Interventions for children exposed to trauma
Title: Evidence summary: Interventions for children exposed to trauma
Author: Parenting Research Centre
Published: 2016
While there are many approaches targeting the effects of childhood trauma, few have been evaluated. As a result, Australian organisations are choosing approaches that do not have strong evidence that they work. This evidence summary examines which interventions for helping children exposed to trauma are supported by evidence, who is using them, and why or why not.

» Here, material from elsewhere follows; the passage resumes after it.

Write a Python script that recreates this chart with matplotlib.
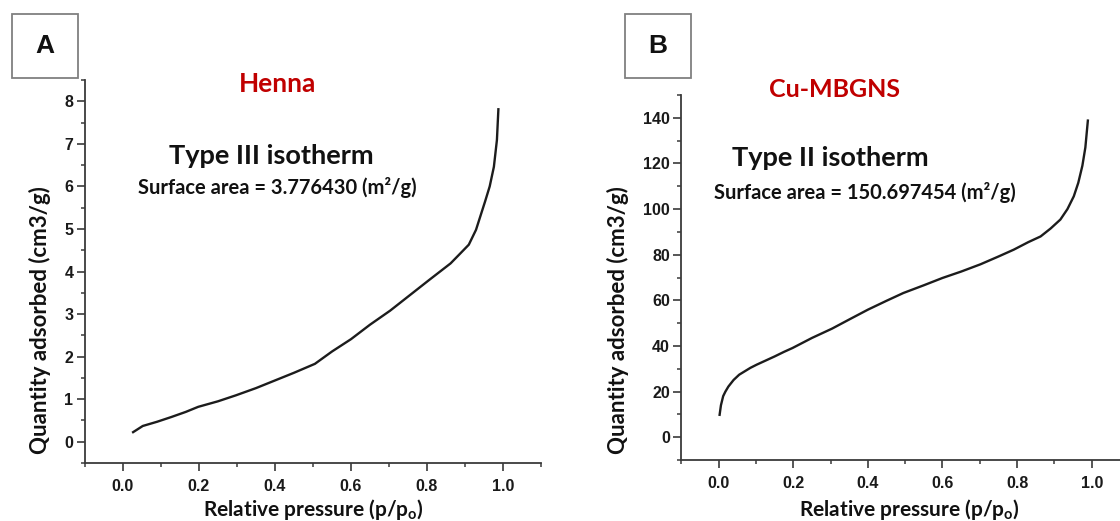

The evidence summary draws on a report prepared by the Parenting Research Centre with the Australian Centre for Post-traumatic Mental Health in 2013 on behalf of the Australian Government Department of Social Services. The report consists of a rapid evidence assessment, an online survey of practitioners, and in-depth interviews with organisational leaders and senior managers.
Key findings:
- There is a limited evidence base for approaches that help children exposed to trauma arising from abuse and neglect.
- The approach with the strongest supporting evidence was Trauma-Focused Cognitive Behavioural Therapy. Eight other approaches were also supported by research evidence.
- Within the Australian child welfare and family support sectors, there is low uptake of approaches that have been demonstrated as safe and effective through research.
- Cost, staffing, and client and service characteristics influence decisions to adopt an approach.
- Child and family organisations often modify evidence-based approaches. These modified approaches are rarely evaluated.